И политику вечно зачем-то прикручивают к этому делу. Если помогаешь таким, пишешь о них — тебя автоматически записывают в оппозиционно мыслящие. Государство же в этом плане — всегда враг. Помню, как либеральная общественность была ошеломлена, когда узнала, что ближайший сателлит президента Бориса Ельцина Пал Палыч Бородин воспитывает приемных детей, а одного детдомовского ребенка — с пороком сердца. Как такое возможно — чтобы государственник, и наверняка коррупционер? Скорее всего, черный пиар!
Звук бы убавить надо. Снизить пафос и накал звериной серьезности, по крайней мере.

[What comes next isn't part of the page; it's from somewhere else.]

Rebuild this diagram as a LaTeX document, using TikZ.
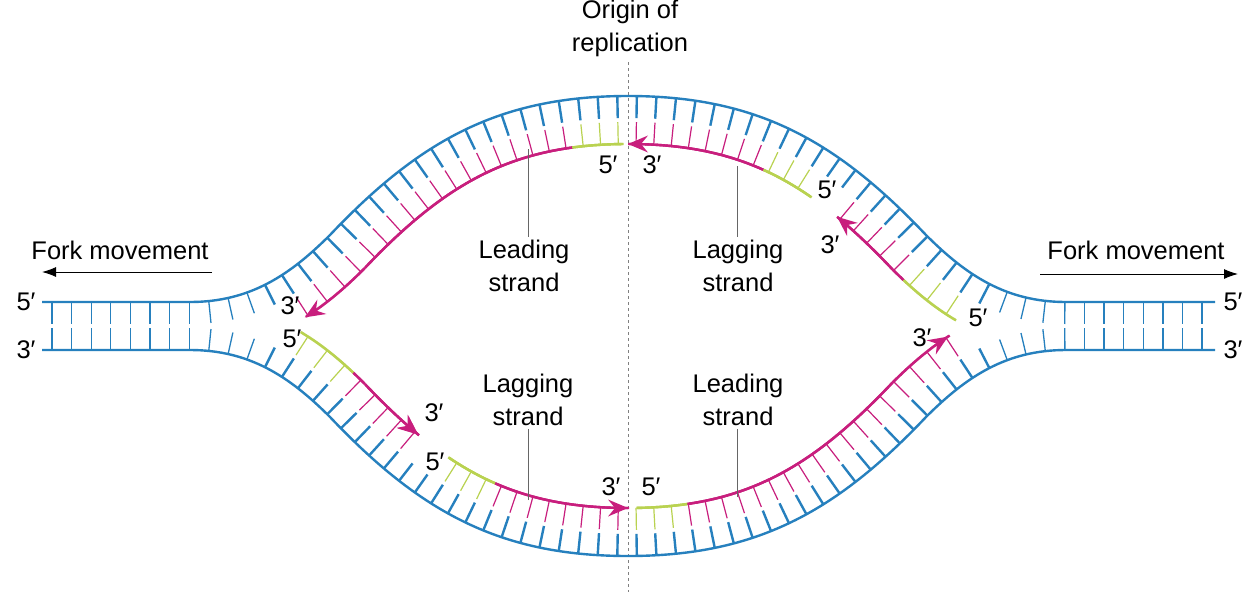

Знакомая лежала в реабилитационном центре, а рядом на койке — дама по имени Олимпиада, с болезнью суставов. «Лучше бы вам называться Паралимпиада», — как-то раз сказала знакомая соседке — в шутку, конечно, рассчитывая на понимание, ведь сама лечилась от серьезного. Но не тут-то было. Сначала повисла изумленная пауза, затем на шутницу обрушилась гильотина политкорректности: жалоба на имя главврача, требование перевести ее в другую палату и прочее в подобном же репрессивном духе.
Я вот все думаю: зачем, к чему у тех, кто занимается у нас помощью нуждающимся, всегда такие глаза — скорбные, строгие, как у моей первой учительницы, столь укоризненные, что без вины чувствуешь себя виноватым, и будто только одни эти люди настоящим делом заняты, а все остальные — фигней? Веселые глаза и легкий взгляд были только у доктора Лизы. Были — да.